A typical employee does not leave his financial problems in the parking lot before he enters the workplace, any more than he leaves his other worries there. Employers have been providing employee assistance programs (EAPs) for years to help their employees deal with things like marital problems and drug and alcohol abuse.
Two St. Louis entrepreneurs recognized some years ago that those same assistance programs might also offer assistance with financial matters as well. When Stephen H. Wedel, a founding partner of Four Seasons Wealth Management, and Tim Hobart, CEO of H&H Health Associates were beginning their careers nearly 30 years ago, they had a conversation that was a "light bulb moment." They realized employees were just as distracted at work by their financial concerns as they were by other problems. Yet their employee assistance programs did not deal with money issues.
They decided to collaborate, and have been doing so since their partnership began in 1983. "We were on the right side of the curve nearly 30 years ago, when almost all EAPs only dealt with negative issues," says Hobart, whose firm H&H provides employee assistance to midsize companies averaging 200 to 500 employees. "We were squarely in the intersection of employers who wanted highly productive employees and EAPs that did not provide the type of help Steve and I thought we could provide."
Hobart had the contacts with employers and could approach the companies about providing different services such as financial education and advice. Wedel, a CFP, had the financial skills.
There was one stumbling block. They had to assure employers that Wedel, and whoever else he brought in from his firm for the financial programs would not use the sessions as a marketing tool and would not be selling any products or services.
"When we started our collaboration, it was cutting-edge work because almost no one else was doing it," says Hobart. "Back then, as well as today, we assure employers and their employees that the financial advisor is not a wolf in sheep's clothing. Under no circumstance will we allow a salesman into the workplace. Each employer is assured that the financial programs offered are academic and educational only."
"My financial planning services, as well as Tim's employee assistance programs, are separate advisory functions and always will be," Wedel says. "When you recognize and address the fact that for more than a century the educational system has failed to help people with their finances, then a logical solution is to introduce the education in the work environment where personal financial problems are creating a negative impact on performance. This solution created the alliance between financial planning and the EAP."
Companies that hire H&H Health Associates to handle employee counseling can include as one of the offerings financial education and advice. In the beginning, Wedel did all the educational programs himself, at the same time he was building his own financial services practice. He now has 15 advisors on staff, about 150 clients and $250 million in assets under management, and his advisor team now presents the employee assistance programs.
Four Seasons' typical clients have investable assets averaging from $50,000 to $1 million. The firm works on a combined commission and fee basis with fees ranging from 0.8% to 1.2%.
Wedel has refined the presentations since he and Hobart started the collaboration and added more subjects and different levels of complexity, depending on the employee audience. His educational programs range from a "Financial Boot Camp" (a Finance 101 course), to expansive and comprehensive retirement and estate planning presentations.

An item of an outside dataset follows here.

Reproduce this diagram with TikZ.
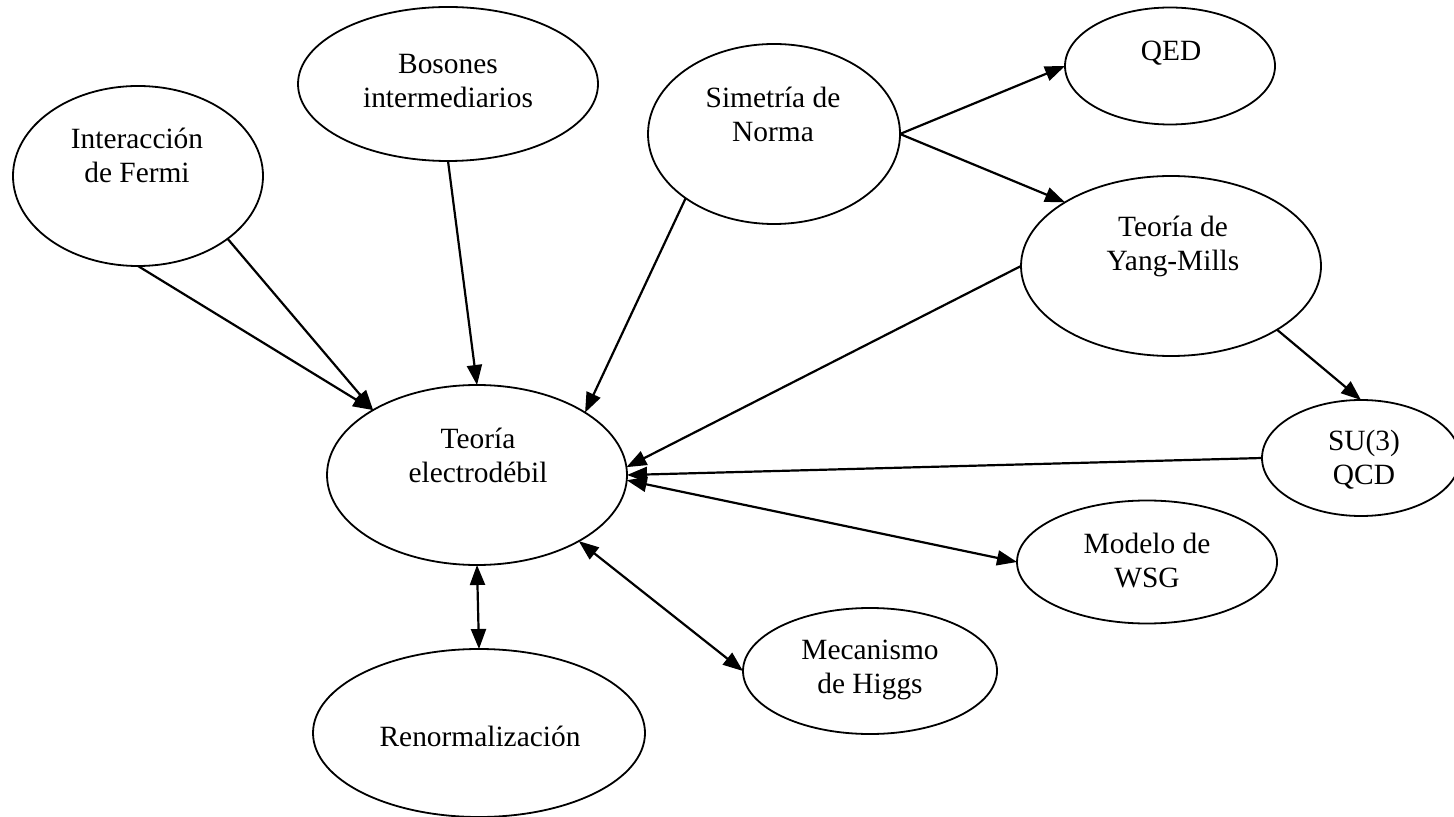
\documentclass[tikz,border=0pt]{standalone}
\usepackage{fontspec}
\setmainfont{Liberation Serif}
\usetikzlibrary{arrows.meta,shapes.geometric}
\begin{document}
\begin{tikzpicture}[x=0.5pt,y=-0.5pt,
  el/.style={draw,ellipse,line width=0.9pt,inner sep=0pt,outer sep=0pt},
  lbl/.style={align=center,font=\fontsize{14.7}{17}\selectfont,inner sep=0pt},
  con/.style={line width=1.1pt,-{Triangle[length=10pt,width=7.5pt]}},
  bicon/.style={line width=1.1pt,{Triangle[length=10pt,width=7.5pt]}-{Triangle[length=10pt,width=7.5pt]}}]
\useasboundingbox (0,0) rectangle (1454,817);
\fill[white] (0,0) rectangle (1454,817);

% ellipses
\node[el,minimum width=125pt,minimum height=90pt] (fermi) at (138,176) {};
\node[el,minimum width=150pt,minimum height=77pt] (bos) at (448,84) {};
\node[el,minimum width=126pt,minimum height=90pt] (sim) at (774,134) {};
\node[el,minimum width=105pt,minimum height=58.5pt] (qed) at (1170,66) {};
\node[el,minimum width=150pt,minimum height=90pt] (ym) at (1171,266) {};
\node[el,minimum width=99pt,minimum height=58pt] (su) at (1361,458) {};
\node[el,minimum width=150pt,minimum height=90pt] (ew) at (477,475) {};
\node[el,minimum width=130pt,minimum height=61.5pt] (wsg) at (1147,562) {};
\node[el,minimum width=127pt,minimum height=63pt] (hig) at (870,671) {};
\node[el,minimum width=166pt,minimum height=84pt] (ren) at (479,733) {};

% labels
\node[lbl] (tfermi) at (137,155) {Interacción\\de Fermi};
\node[lbl] (tbos) at (448,81) {Bosones\\intermediarios};
\node[lbl] (tsim) at (773,114) {Simetría de\\Norma};
\node[lbl] (tqed) at (1171,53) {QED};
\node[lbl] (tym) at (1173,246) {Teoría de\\Yang-Mills};
\node[lbl] (tsu) at (1364,460) {SU(3)\\QCD};
\node[lbl] (tew) at (478,455) {Teoría\\electrodébil};
\node[lbl] (twsg) at (1147,561) {Modelo de\\WSG};
\node[lbl] (thig) at (870,670) {Mecanismo\\de Higgs};
\node[lbl] (tren) at (480,736) {Renormalización};

% connectors
\draw[con] (fermi.south) -- (ew.148.7);
\draw[con] (fermi.-35.7) -- (ew.148.7);
\draw[con] (bos.south) -- (ew.north);
\draw[con] (sim.-144.3) -- (ew.30.7);
\draw[con] (sim.east) -- (qed.west);
\draw[con] (sim.east) -- (ym.149.3);
\draw[con] (ym.west) -- (ew.3);
\draw[con] (ym.-31.1) -- (su.north);
\draw[con] (su.west) -- (ew.east);
\draw[bicon] (ew.-2) -- (wsg.west);
\draw[bicon] (ew.-33) -- (hig.west);
\draw[bicon] (ew.south) -- (ren.north);
\end{tikzpicture}
\end{document}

The first session usually draws a diverse population with many different issues covered, and subsequent sessions draw people with more specific issues. Line employees usually attend the first of the sessions, but Wedel says owners and managers start attending as the programs grow more complex. "We never reveal employee information to an employer about anything we are told or asked, but we do take a survey to see if the attendees feel the sessions are useful and we report that to the employer," Wedel says.